Analysis: The view from Afghanistan on Obama's speech

A fateful decision for the land that will pay the greatest price on a troop increase.
Jean MacKenzie
A U.S. Army soldier takes a photo of the eyes of an Afghan man at a checkpoint near of the Forward Operating Base Tillman, Nov. 24, 2009. (Bruno Domingos/Reuters) Click to enlarge photo

KABUL, Afghanistan — President Barack Obama’s announcement on troop strength will be just as eagerly awaited in Kabul as it will be in Washington, D.C., but the stakes are very different here.

Capitol Hill politicos will debate the pros and cons while calculating the partisan benefits of their position; Afghans are trying to figure out which option gives them the best chance of staying alive.

More troops mean more fighting, with more civilian casualties. This is the unfortunate “mathematics of death” pointed out in an earlier March interview by Brigadier General Richard Blanchette, who was spokesman for NATO in Afghanistan at the time.

U.S. and Afghan military analysts seem to agree that a staged withdrawal of U.S. troops would almost certainly mean a return to civil war, as newly empowered “warlords,” backed by American money and might, gear up for battle with their long-time foe, the Taliban.

It is an unenviable dilemma, both for Obama, who has to sell his choice to an increasingly skeptical American public, and for Afghan President Hamid Karzai, who is trying to hold his fragile country together.

Afghans are historically allergic to foreign military presence, as witnessed by centuries of history. This latest engagement bears little difference to previous incursions in the Afghan mind, despite rhetoric emphasizing “democracy” and “progress.” Given their recent fraud-stained presidential elections, Afghans are fast developing an aversion to democracy itself, which many see as a rather cruel trick being played on them by a cynical international community and a local puppet regime.

NATO commander General Stanley McChrystal’s new counter-insurgency strategy, which puts protection of the civilian population center stage, relies on the assumption that those very civilians support the Taliban only out of fear. If the local population can be convinced that their government, backed by the international community, will help and protect them, they will cease to provide shelter to the insurgents. Then the military can mop up the opposition and commence the job of helping the locals to develop a stable, productive society.

It sounds good on paper, but begins to fall apart almost as soon as boots hit the ground.

In much of southern Afghanistan, where the bulk of the new troops will be deployed, the Taliban dominates not only through outright intimidation, but perhaps more often because people have no faith in the central government and actively hate the foreign military presence. In most cases, they are turning to the Taliban as the best of a very bad set of choices.
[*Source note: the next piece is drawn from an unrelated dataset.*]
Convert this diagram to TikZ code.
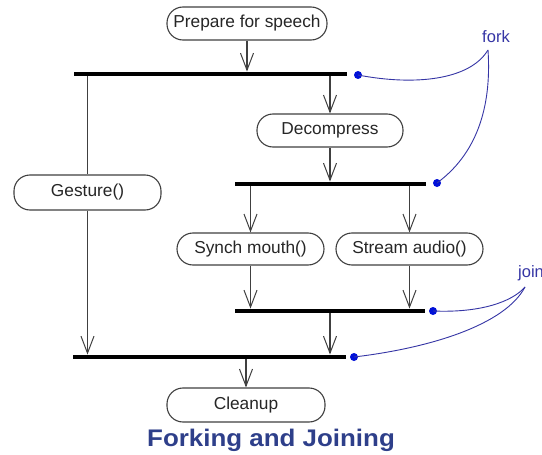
\documentclass[tikz,border=0pt]{standalone}
\usepackage{fontspec}
\setmainfont{Liberation Sans}
\usetikzlibrary{arrows.meta}
\definecolor{edgegray}{HTML}{404040}
\definecolor{notecol}{HTML}{3535A5}
\definecolor{dotblue}{HTML}{0010D8}
\definecolor{titleblue}{HTML}{2E3F8A}
\begin{document}
\begin{tikzpicture}[x=1pt,y=-1pt,
  act/.style={draw=edgegray, line width=1.1pt, rounded corners=16pt, inner sep=0pt,
    font=\fontsize{17.3}{20}\selectfont, text=black!85},
  bar/.style={fill=black, draw=none, inner sep=0pt, minimum height=4.5pt},
  conn/.style={draw=edgegray, line width=1.1pt},
  arr/.style={conn, -{Straight Barb[length=17pt, width=13pt, line width=1pt]}},
  note/.style={draw=notecol, line width=0.9pt},
  ndot/.style={circle, fill=dotblue, inner sep=0pt, minimum size=8pt},
  notetext/.style={text=notecol, font=\fontsize{16.5}{19}\selectfont, inner sep=0pt}
]
\useasboundingbox (0,0) rectangle (542,455);
\fill[white] (0,0) rectangle (542,455);

% activities
\node[act, minimum width=160pt, minimum height=33pt] (prep) at (247,23.5) {Prepare for speech};
\node[act, minimum width=146pt, minimum height=33pt] (decomp) at (330,130.5) {Decompress};
\node[act, minimum width=147pt, minimum height=35pt] (gesture) at (87.5,192.5) {Gesture()};
\node[act, minimum width=147pt, minimum height=32pt] (synch) at (250.5,249) {Synch mouth()};
\node[act, minimum width=147pt, minimum height=32pt] (stream) at (409.5,249) {Stream audio()};
\node[act, minimum width=158pt, minimum height=34pt] (cleanup) at (246,405) {Cleanup};

% bars
\node[bar, minimum width=273pt] (bar1) at (210.5,74) {};
\node[bar, minimum width=191pt] (bar2) at (330.5,184) {};
\node[bar, minimum width=190pt] (bar3) at (330,311) {};
\node[bar, minimum width=273pt] (bar4) at (209.5,357) {};

% connectors
\draw[arr] (prep.south) -- (prep.south |- bar1.north);
\draw[arr] (decomp.north |- bar1.south) -- (decomp.north);
\draw[conn] (gesture.north |- bar1.south) -- (gesture.north);
\draw[arr] (gesture.south) -- (gesture.south |- bar4.north);
\draw[arr] (decomp.south) -- (decomp.south |- bar2.north);
\draw[arr] (synch.north |- bar2.south) -- (synch.north);
\draw[arr] (stream.north |- bar2.south) -- (stream.north);
\draw[arr] (synch.south) -- (synch.south |- bar3.north);
\draw[arr] (stream.south) -- (stream.south |- bar3.north);
\draw[arr] (bar3.south) -- (bar3.south |- bar4.north);
\draw[arr] (cleanup.north |- bar4.south) -- (cleanup.north);

% notes
\node[ndot] (d1) at (358,75) {};
\node[ndot] (d2) at (437,183) {};
\node[ndot] (d3) at (433,311) {};
\node[ndot] (d4) at (354,357) {};
\node[notetext] (fork) at (496,37) {fork};
\begin{scope}
\clip (0,0) rectangle (542,455);
\node[notetext, anchor=west] (join) at (518,273) {join};
\end{scope}
\coordinate (forkpt) at (488,50);
\coordinate (joinpt) at (525,287);
\draw[note] (d1.center) .. controls (415,86) and (470,80) .. (forkpt);
\draw[note] (d2.center) .. controls (475,155) and (492,110) .. (forkpt);
\draw[note] (d3.center) .. controls (480,313) and (512,302) .. (joinpt);
\draw[note] (d4.center) .. controls (430,348) and (505,325) .. (joinpt);

% title
\node[text=titleblue, font=\fontsize{24}{28}\selectfont\bfseries, xscale=1.08] (title) at (271,440) {Forking and Joining};
\end{tikzpicture}
\end{document}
At the end of the day, Afghans are a pragmatic lot; if the troops can rout the insurgents, deliver massive aid, bully the central government into a less corrupt and more responsive pose, they will tolerate their presence. The enthusiasm and hope with which U.S. troops were welcomed in 2001 is testimony to this attitude. The problem is that eight years of non-performance have made the Afghans wary of foreign promises. And Obama’s emphasis on an “exit strategy” is likely to reinforce their cynicism.

The famous Taliban dictum “you have the clocks, we have the time” is quite understandable to a population that senses that the U.S. and their faltering allies may not be around to protect them in one, five or 10 years’ time. The Taliban, on the other hand, aren’t going anywhere.